ひとつの文化の中で、すごく小さな世界の中で、家族や友達の視線を常に意識してきた人たちの、誰かと自分を比較する癖こそが、自分の見えない敵になってるとしたら。そして、「無意識にあるものが他者に投影される」というのが本当だとすれば、周りの人が何を言っても責められている、見下されていると感じるだろうし、そんな環境下で行動できないのは当たり前だと思うのです。

だから比較の対象がいったい誰だったのかに気づくだけで、現実が違ってくるんじゃないかと期待してしまう。それは憧れの先輩かもしれないし、親友かもしれない。親からいつも兄弟や姉妹と比べられた人もいると思う。その対象は人それぞれですが、一度わかってしまえば、その実態を前に比較すること自体がどうでもよくなるだろうし、今までどうしてもできなかったことが、実はやりたいことでもなければ自分にとって大事なことでもなかったことに気づくと思います。
その結果、少しずつでも自分という人間がわかってくると思う。するべきことも見えてくるはずです。スピリチュアルの世界はよくわからないけど、逆、逆、逆。宇宙の法則や引き寄せの法則がほんとにあるのなら、無意識にあるものを見極めない限り、その人の現実は常に、その人の顕在意識にある夢や口から出る理想の自分の逆をいく気がしてなりません。

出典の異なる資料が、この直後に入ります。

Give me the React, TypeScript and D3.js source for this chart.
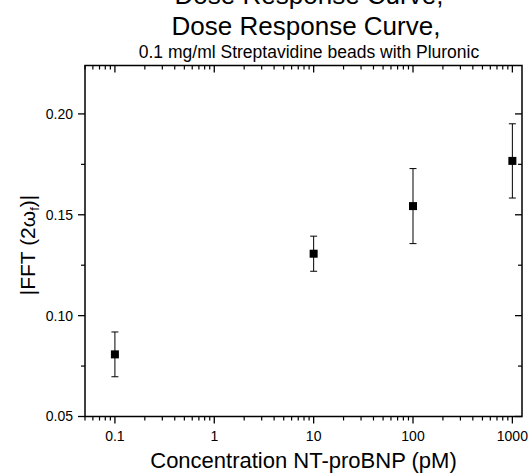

年齢は関係ないといくら誰かが言ったって、もし夫に好きな人ができたとして、彼女が28歳だと聞かされたときと、52歳だったときでは、私の中に生まれる感情も違ってくるだろうし(笑)、年齢によって抱くだけで苦しむ理想も、対抗したって無駄に傷つくだけの壁もあると思います。
だからいっそ、嘘でも全部諦めたと思い込んでしまえば楽になるかもしれない。そうやって死ぬまで自分を騙し通した女性なんていくらでもいるでしょう。でも逆に、その年齢がゆえに、できることがあるんじゃない?それはもっともっともっと苦しみ抜くことかもしれない。若い時なら逃げていたこと。損することにあえて挑むこと。全然優しい言葉じゃないし、流行らないノリだけど、リーディングを通して様々な方とお会いするうちに、わたしの中で「死ぬ直前まで、あがき続けるかっこよさ」という考えが、日に日に大きくなっています。死ぬまでなにかに抗い続けた人の、その無意識の中にあるものはどんななんだろう?という純粋な好奇心かもしれません。

自分の無意識にあるものを知りたいなら、停滞や行き詰まりは素晴らしいチャンスだし、その苦しみの中に深く潜れば潜るだけ心に風が通るとしたら、わたしはどうしたいだろう?今やるべきはなんだろう?

日本人の空気に馴染むことが人生のゴールなら話は別ですが、今感じている苦しみの中をまっすぐ下へ奥へ落ちていく覚悟を持つことで、何十年もの間イメージしていたのとはまったく違った、そもそも予想することなんて絶対無理だった、ほんとの自分と繋がれるかもしれない。ちなみにタロットの「12番の吊られた男」における下降は上昇を示します。その時に感じる孤独への恐れや怒りと矛盾する、小さな小さなワクワク感が噂の自己肯定感なのでは?とつい最近になって思い始めたところです。